[Data for the task]
###

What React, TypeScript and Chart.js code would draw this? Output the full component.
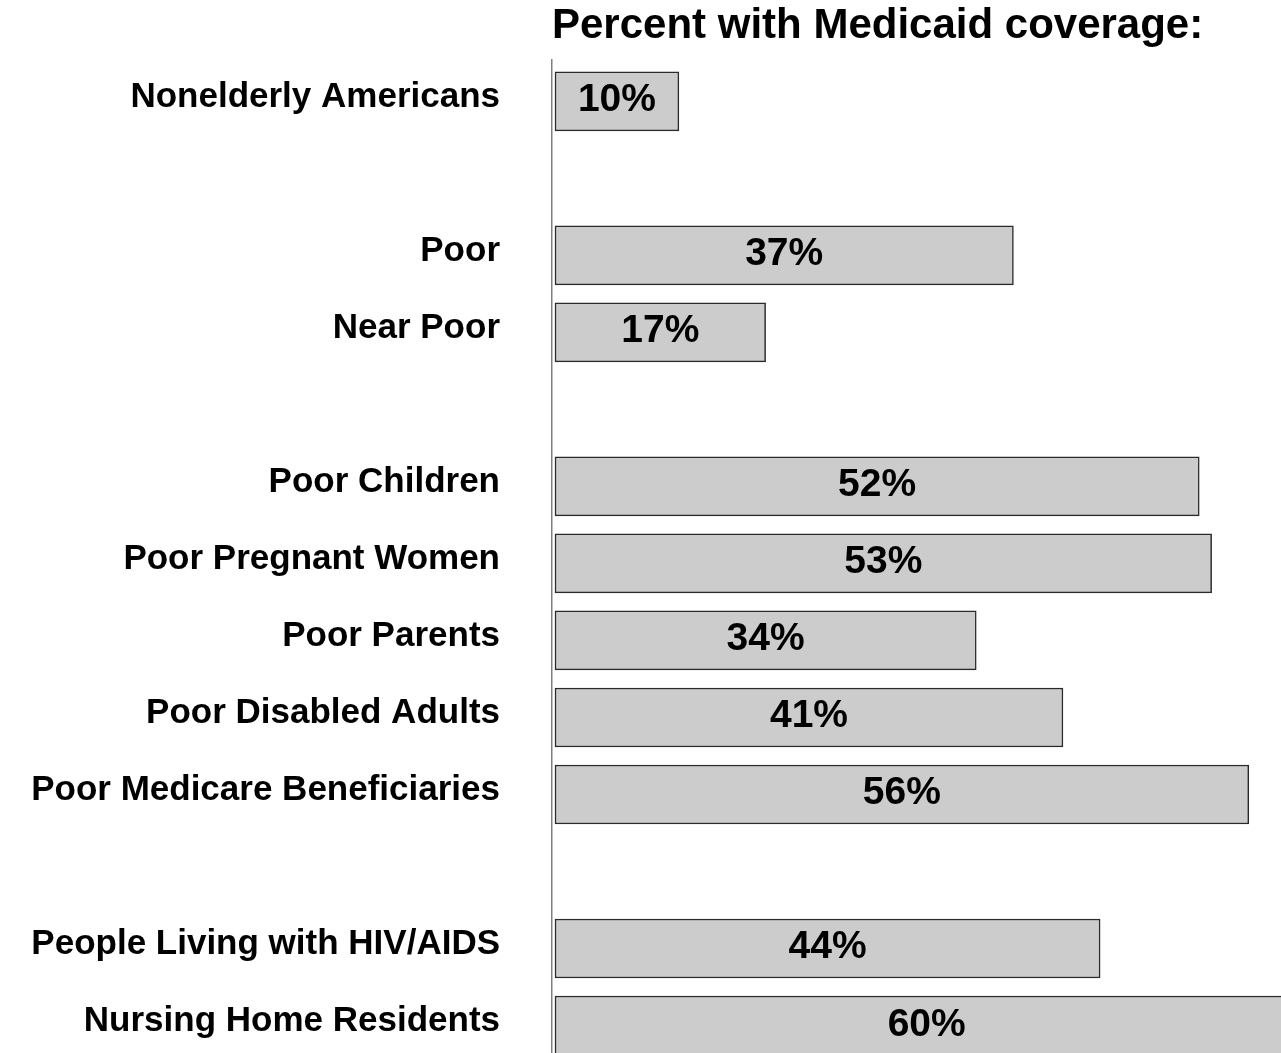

###

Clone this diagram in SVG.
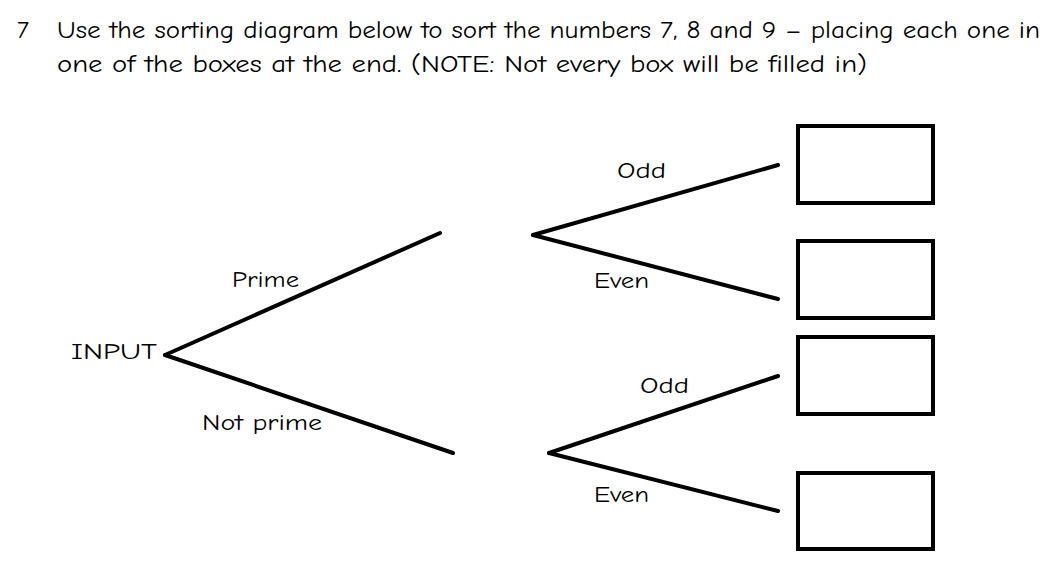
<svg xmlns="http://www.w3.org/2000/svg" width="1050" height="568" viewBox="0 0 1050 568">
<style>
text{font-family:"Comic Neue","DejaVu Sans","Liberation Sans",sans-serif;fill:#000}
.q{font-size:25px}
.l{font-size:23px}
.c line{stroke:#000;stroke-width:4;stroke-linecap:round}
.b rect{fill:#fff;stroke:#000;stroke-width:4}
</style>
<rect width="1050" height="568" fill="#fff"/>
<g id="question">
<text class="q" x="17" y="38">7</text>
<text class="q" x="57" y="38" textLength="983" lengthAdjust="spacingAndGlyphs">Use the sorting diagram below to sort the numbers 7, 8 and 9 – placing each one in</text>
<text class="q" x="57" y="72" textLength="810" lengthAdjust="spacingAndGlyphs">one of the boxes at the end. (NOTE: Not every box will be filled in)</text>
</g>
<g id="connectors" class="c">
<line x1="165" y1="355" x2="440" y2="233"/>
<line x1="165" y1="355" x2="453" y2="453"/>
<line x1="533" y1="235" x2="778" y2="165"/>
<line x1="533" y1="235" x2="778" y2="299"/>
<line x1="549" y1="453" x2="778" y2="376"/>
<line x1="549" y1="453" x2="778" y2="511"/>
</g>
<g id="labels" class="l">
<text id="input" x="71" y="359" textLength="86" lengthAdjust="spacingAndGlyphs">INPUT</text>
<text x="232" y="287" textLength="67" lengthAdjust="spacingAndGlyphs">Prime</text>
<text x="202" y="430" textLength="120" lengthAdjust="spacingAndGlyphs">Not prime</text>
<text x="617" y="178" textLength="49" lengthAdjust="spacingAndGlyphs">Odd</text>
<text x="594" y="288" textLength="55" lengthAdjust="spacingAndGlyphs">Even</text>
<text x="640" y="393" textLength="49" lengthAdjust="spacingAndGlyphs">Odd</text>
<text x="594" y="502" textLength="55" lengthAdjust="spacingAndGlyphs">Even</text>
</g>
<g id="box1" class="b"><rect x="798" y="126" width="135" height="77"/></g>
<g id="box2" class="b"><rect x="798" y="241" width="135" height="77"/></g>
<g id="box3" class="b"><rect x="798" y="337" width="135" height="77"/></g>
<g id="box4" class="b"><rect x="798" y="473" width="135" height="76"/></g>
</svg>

###

[What the task requires]
Return all lines containing the word "this".

[Response]
What React, TypeScript and Chart.js code would draw this? Output the full component.
Clone this diagram in SVG.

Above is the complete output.